Leave the pictures out and retype the lines from the beginning through the line with "plt.rcParams['font.family'] = ['Liberation", both ends included.

═══ Information supplied ═══

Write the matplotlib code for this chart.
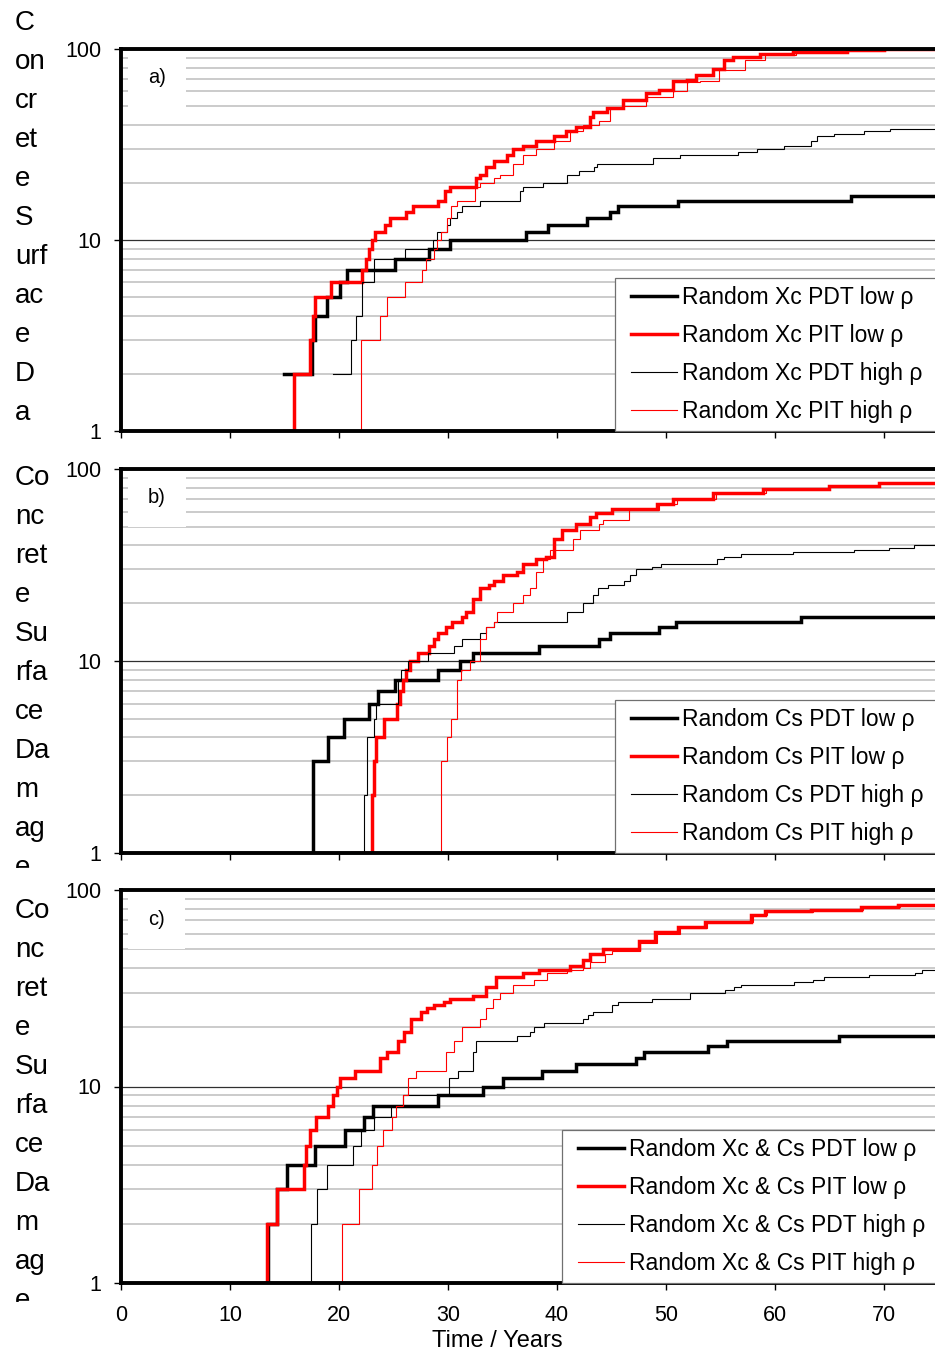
import matplotlib
matplotlib.use('Agg')
import matplotlib.pyplot as plt
from matplotlib.lines import Line2D
from matplotlib.legend_handler import HandlerLine2D
from matplotlib.ticker import FixedLocator, LogLocator, NullFormatter, FuncFormatter
from matplotlib.transforms import Bbox, TransformedBbox

plt.rcParams['font.family'] = ['Liberation Sans', 'DejaVu Sans']

# ── Data (time in years, surface damage in %) ────────────────────────────────
# a) random Xc
a_pdt_low_t = [15.0, 17.5, 17.8, 18.9, 20.1, 20.7, 25.1, 28.3, 30.2, 37.2, 39.2, 42.8, 44.9, 45.6, 51.1, 67.0, 74.8]
a_pdt_low_v = [2, 3, 4, 5, 6, 7, 8, 9, 10, 11, 12, 13, 14, 15, 16, 17, 17]
a_pit_low_t = [15.0, 15.9, 17.3, 17.6, 17.8, 19.3, 22.1, 22.5, 22.8, 23.0, 23.3, 24.2, 24.7, 26.2, 26.8,
               29.1, 29.7, 30.2, 32.6, 32.9, 33.5, 34.2, 35.4, 36.0, 36.9, 38.1, 39.7, 40.8, 41.8, 43.0,
               43.3, 44.6, 46.1, 48.2, 49.4, 50.7, 51.9, 52.8, 54.3, 55.3, 56.2, 58.6, 61.7, 66.6, 70.0, 74.8]
a_pit_low_v = [1, 2, 3, 4, 5, 6, 7, 8, 9, 10, 11, 12, 13, 14, 15,
               16, 18, 19, 21, 22, 24, 26, 28, 30, 31, 33, 35, 37, 39, 44,
               47, 49, 54, 59, 61, 68, 69, 73, 79, 88, 91, 94, 97, 99, 100, 100]
a_pdt_high_t = [19.5, 21.1, 21.6, 22.1, 23.2, 26.1, 28.6, 29.0, 29.9, 30.2, 30.8, 31.3, 32.9, 36.6, 36.9,
                38.7, 40.9, 42.0, 43.4, 43.7, 48.8, 51.3, 56.6, 58.4, 60.8, 63.3, 63.9, 65.4, 68.2, 70.6, 74.8]
a_pdt_high_v = [2, 3, 4, 6, 8, 9, 10, 11, 12, 13, 14, 15, 16, 18, 19,
                20, 22, 23, 24, 25, 27, 28, 29, 30, 31, 33, 35, 36, 37, 38, 38]
a_pit_high_t = [20.1, 22.0, 23.8, 24.4, 26.1, 27.6, 28.0, 28.7, 29.0, 29.4, 29.9, 30.3, 30.8, 32.5, 32.9,
                34.2, 34.8, 36.0, 36.9, 38.1, 39.7, 41.2, 42.4, 43.9, 44.9, 46.1, 48.2, 50.7, 51.9, 53.1,
                54.9, 57.3, 59.1, 61.9, 66.6, 70.0, 74.8]
a_pit_high_v = [1, 3, 4, 5, 6, 7, 8, 9, 10, 11, 13, 15, 16, 19, 20,
                21, 22, 25, 28, 30, 33, 37, 40, 42, 49, 50, 56, 60, 67, 68,
                78, 88, 93, 97, 99, 100, 100]

# b) random Cs
b_pdt_low_t = [17.5, 17.6, 19.0, 20.5, 22.8, 23.6, 25.1, 29.1, 31.1, 32.3, 38.4, 43.9, 44.9, 49.4, 50.9, 62.4, 74.8]
b_pdt_low_v = [1, 3, 4, 5, 6, 7, 8, 9, 10, 11, 12, 13, 14, 15, 16, 17, 17]
b_pit_low_t = [21.2, 23.0, 23.2, 23.4, 24.1, 25.3, 25.6, 25.9, 26.2, 26.5, 27.3, 28.3, 28.7, 29.1, 29.8,
               30.4, 31.3, 31.7, 32.3, 32.9, 33.8, 34.2, 35.1, 36.3, 36.9, 38.1, 39.0, 39.7, 40.5, 41.8,
               43.0, 43.6, 45.1, 49.2, 50.7, 54.3, 58.9, 65.0, 69.6, 74.8]
b_pit_low_v = [1, 2, 3, 4, 5, 6, 7, 8, 9, 10, 11, 12, 13, 14, 15,
               16, 17, 18, 21, 24, 25, 26, 28, 29, 32, 34, 35, 43, 48, 52,
               56, 59, 62, 66, 70, 75, 79, 82, 85, 86]
b_pdt_high_t = [21.9, 22.3, 22.6, 23.2, 23.4, 25.4, 25.7, 26.3, 28.2, 30.6, 31.3, 32.9, 33.5, 34.2, 40.9,
                42.4, 43.3, 43.8, 44.7, 46.2, 46.7, 47.3, 48.7, 49.6, 54.7, 55.3, 56.9, 61.7, 67.3, 70.5,
                72.8, 74.8]
b_pdt_high_v = [1, 2, 4, 5, 6, 8, 9, 10, 11, 12, 13, 14, 15, 16, 18,
                20, 22, 24, 25, 26, 28, 30, 31, 32, 34, 35, 36, 37, 38, 39,
                40, 40]
b_pit_high_t = [28.8, 29.4, 29.9, 30.3, 30.8, 31.2, 32.0, 32.9, 33.5, 34.2, 34.5, 36.0, 36.9, 37.5, 38.1,
                38.7, 39.4, 41.5, 42.1, 43.9, 44.2, 46.6, 49.4, 51.0, 54.6, 59.2, 65.0, 69.6, 74.8]
b_pit_high_v = [1, 3, 4, 5, 8, 9, 10, 13, 15, 16, 18, 20, 22, 24, 29,
                34, 38, 43, 48, 52, 54, 61, 66, 70, 75, 79, 82, 85, 86]

# c) random Xc & Cs
c_pdt_low_t = [13.4, 13.5, 14.3, 15.2, 17.8, 20.6, 22.3, 23.1, 29.1, 33.2, 35.1, 38.6, 41.8, 47.3, 48.0,
               53.9, 55.6, 65.9, 74.8]
c_pdt_low_v = [1, 2, 3, 4, 5, 6, 7, 8, 9, 10, 11, 12, 13, 14, 15, 16, 17, 18, 18]
c_pit_low_t = [13.2, 13.4, 14.3, 16.8, 17.0, 17.3, 17.9, 19.0, 19.5, 19.8, 20.1, 21.5, 23.8, 24.4, 25.4,
               26.0, 26.6, 27.5, 28.1, 28.7, 29.6, 30.2, 32.3, 33.5, 34.4, 36.9, 38.4, 41.2, 42.4, 43.0,
               44.2, 47.5, 49.0, 51.1, 53.6, 57.8, 59.1, 63.3, 67.9, 71.3, 74.8]
c_pit_low_v = [1, 2, 3, 4, 5, 6, 7, 8, 9, 10, 11, 12, 14, 15, 17,
               19, 22, 24, 25, 26, 27, 28, 29, 32, 36, 38, 39, 41, 44, 47,
               50, 55, 61, 65, 69, 75, 78, 79, 82, 84, 85]
c_pdt_high_t = [17.3, 17.4, 18.0, 18.9, 21.3, 22.0, 23.2, 24.8, 25.9, 30.1, 30.9, 32.3, 32.6, 36.3, 37.5,
                37.9, 38.8, 42.4, 42.9, 43.3, 45.1, 45.6, 48.7, 52.2, 55.4, 56.3, 56.9, 61.8, 63.5, 64.5,
                68.6, 72.9, 73.5, 74.8]
c_pdt_high_v = [1, 2, 3, 4, 5, 6, 7, 8, 9, 11, 12, 15, 17, 18, 19,
                20, 21, 22, 23, 24, 26, 27, 28, 30, 31, 32, 33, 34, 35, 36,
                37, 38, 39, 39]
c_pit_high_t = [19.3, 20.3, 21.8, 23.0, 23.5, 24.0, 24.9, 25.2, 25.9, 26.3, 27.1, 29.8, 30.6, 31.3, 32.9,
                33.5, 34.1, 34.8, 36.0, 37.9, 39.1, 40.9, 42.4, 43.0, 44.4, 45.1, 47.6, 49.2, 51.3, 53.8,
                58.0, 59.3, 63.5, 68.1, 71.5, 74.8]
c_pit_high_v = [1, 2, 3, 4, 5, 6, 7, 8, 9, 11, 12, 15, 17, 20, 22,
                25, 28, 30, 33, 35, 38, 39, 40, 43, 47, 49, 54, 60, 64, 69,
                75, 77, 79, 82, 84, 85]

labels_a = ['Random Xc PDT low ρ', 'Random Xc PIT low ρ', 'Random Xc PDT high ρ', 'Random Xc PIT high ρ']
labels_b = ['Random Cs PDT low ρ', 'Random Cs PIT low ρ', 'Random Cs PDT high ρ', 'Random Cs PIT high ρ']
labels_c = ['Random Xc & Cs PDT low ρ', 'Random Xc & Cs PIT low ρ',
            'Random Xc & Cs PDT high ρ', 'Random Xc & Cs PIT high ρ']
panel_tags = ['a)', 'b)', 'c)']

# broken-up y axis title, as the spreadsheet wrapped it
ylab_a = ['C', 'on', 'cr', 'et', 'e', 'S', 'urf', 'ac', 'e', 'D', 'a']
ylab_bc = ['Co', 'nc', 'ret', 'e', 'Su', 'rfa', 'ce', 'Da', 'm', 'ag', 'e']

x_ticks = [0, 10, 20, 30, 40, 50, 60, 70]
y_ticks = [1, 10, 100]

# ── Layout (pixels of a 935 x 1357 canvas) ───────────────────────────────────
W, H = 935, 1357
panels = [
    dict(top=49, bot=431, series=[(a_pdt_low_t, a_pdt_low_v), (a_pit_low_t, a_pit_low_v),
                                   (a_pdt_high_t, a_pdt_high_v), (a_pit_high_t, a_pit_high_v)],
         labels=labels_a, leg_x=615, ylab=ylab_a, ylab_base=30, ylab_clip=(0, 442)),
    dict(top=469, bot=853, series=[(b_pdt_low_t, b_pdt_low_v), (b_pit_low_t, b_pit_low_v),
                                    (b_pdt_high_t, b_pdt_high_v), (b_pit_high_t, b_pit_high_v)],
         labels=labels_b, leg_x=615, ylab=ylab_bc, ylab_base=485, ylab_clip=(450, 868)),
    dict(top=890, bot=1283, series=[(c_pdt_low_t, c_pdt_low_v), (c_pit_low_t, c_pit_low_v),
                                     (c_pdt_high_t, c_pdt_high_v), (c_pit_high_t, c_pit_high_v)],
         labels=labels_c, leg_x=562, ylab=ylab_bc, ylab_base=918, ylab_clip=(885, 1302)),
]
styles = [dict(color='black', lw=2.5), dict(color='#ff0000', lw=2.5),
          dict(color='black', lw=0.8), dict(color='#ff0000', lw=0.8)]

LEFT, RIGHT = 121, 935
XMAX = 74.7

fig = plt.figure(figsize=(W / 100, H / 100), dpi=100)

for k, p in enumerate(panels):
    ax = fig.add_axes([LEFT / W, 1 - p['bot'] / H, (RIGHT - LEFT) / W, (p['bot'] - p['top']) / H])
    for (t, v), st, lab in zip(p['series'], styles, p['labels']):
        ax.plot(t, v, drawstyle='steps-post', label=lab, solid_joinstyle='miter', **st)

    ax.set_yscale('log')
    ax.set_ylim(1, 100)
    ax.set_xlim(0, XMAX)
    ax.yaxis.set_major_locator(FixedLocator(y_ticks))
    ax.yaxis.set_major_formatter(FuncFormatter(lambda y, _: f'{y:g}'))
    ax.yaxis.set_minor_locator(LogLocator(base=10, subs=range(2, 10)))
    ax.yaxis.set_minor_formatter(NullFormatter())
    ax.xaxis.set_major_locator(FixedLocator(x_ticks))

    ax.grid(False)
    ax.yaxis.grid(True, which='minor', color='#bdbdbd', lw=1.1)
    ax.yaxis.grid(True, which='major', color='#303030', lw=0.9)
    ax.set_axisbelow(True)

    ax.tick_params(axis='y', which='major', direction='out', length=5, width=1,
                   labelsize=15.5, pad=9)
    ax.tick_params(axis='y', which='minor', length=0)
    ax.tick_params(axis='x', direction='out', length=5, width=1, labelsize=15.5, pad=11,
                   labelbottom=(k == 2))

    for side in ('left', 'bottom', 'top'):
        ax.spines[side].set_linewidth(2.8)
        ax.spines[side].set_color('black')
    ax.spines['right'].set_visible(False)

    ax.text(0.044, 0.925, panel_tags[k], transform=ax.transAxes, fontsize=14.5,
            ha='center', va='center', zorder=2,
            bbox=dict(boxstyle='square,pad=1.0', fc='white', ec='none'))

    x0 = (p['leg_x'] - LEFT) / (RIGHT - LEFT)
    leg = ax.legend(loc='lower left', bbox_to_anchor=(x0, 0.0, 1.2 - x0, 0.6), mode='expand',
                    borderaxespad=0, fontsize=16.5, frameon=True, fancybox=False,
                    edgecolor='#707070', framealpha=1, handlelength=2.35, handletextpad=0.22,
                    labelspacing=0.66, borderpad=0.35,
                    handler_map={Line2D: HandlerLine2D(xpad=0.35)})
    leg.get_frame().set_linewidth(0.9)

    # wrapped y title, clipped to the panel band like the original export
    clip = TransformedBbox(Bbox.from_extents(0, 1 - p['ylab_clip'][1] / H, LEFT / W, 1 - p['ylab_clip'][0] / H),
                           fig.transFigure)
    for i, frag in enumerate(p['ylab']):
        tx = fig.text(15 / W, 1 - (p['ylab_base'] + 39 * i) / H, frag, fontsize=20,
                      ha='left', va='baseline')
        tx.set_clip_box(clip)
        tx.set_clip_on(True)

    if k == 2:
        ax.set_xlabel('Time / Years', fontsize=17, va='center')
        ax.xaxis.set_label_coords((497 - LEFT) / (RIGHT - LEFT), -(1341 - p['bot']) / (p['bot'] - p['top']))

fig.savefig('out.png', dpi=100)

═══

**Task result:**
Write the matplotlib code for this chart.
import matplotlib
matplotlib.use('Agg')
import matplotlib.pyplot as plt
from matplotlib.lines import Line2D
from matplotlib.legend_handler import HandlerLine2D
from matplotlib.ticker import FixedLocator, LogLocator, NullFormatter, FuncFormatter
from matplotlib.transforms import Bbox, TransformedBbox

plt.rcParams['font.family'] = ['Liberation Sans', 'DejaVu Sans']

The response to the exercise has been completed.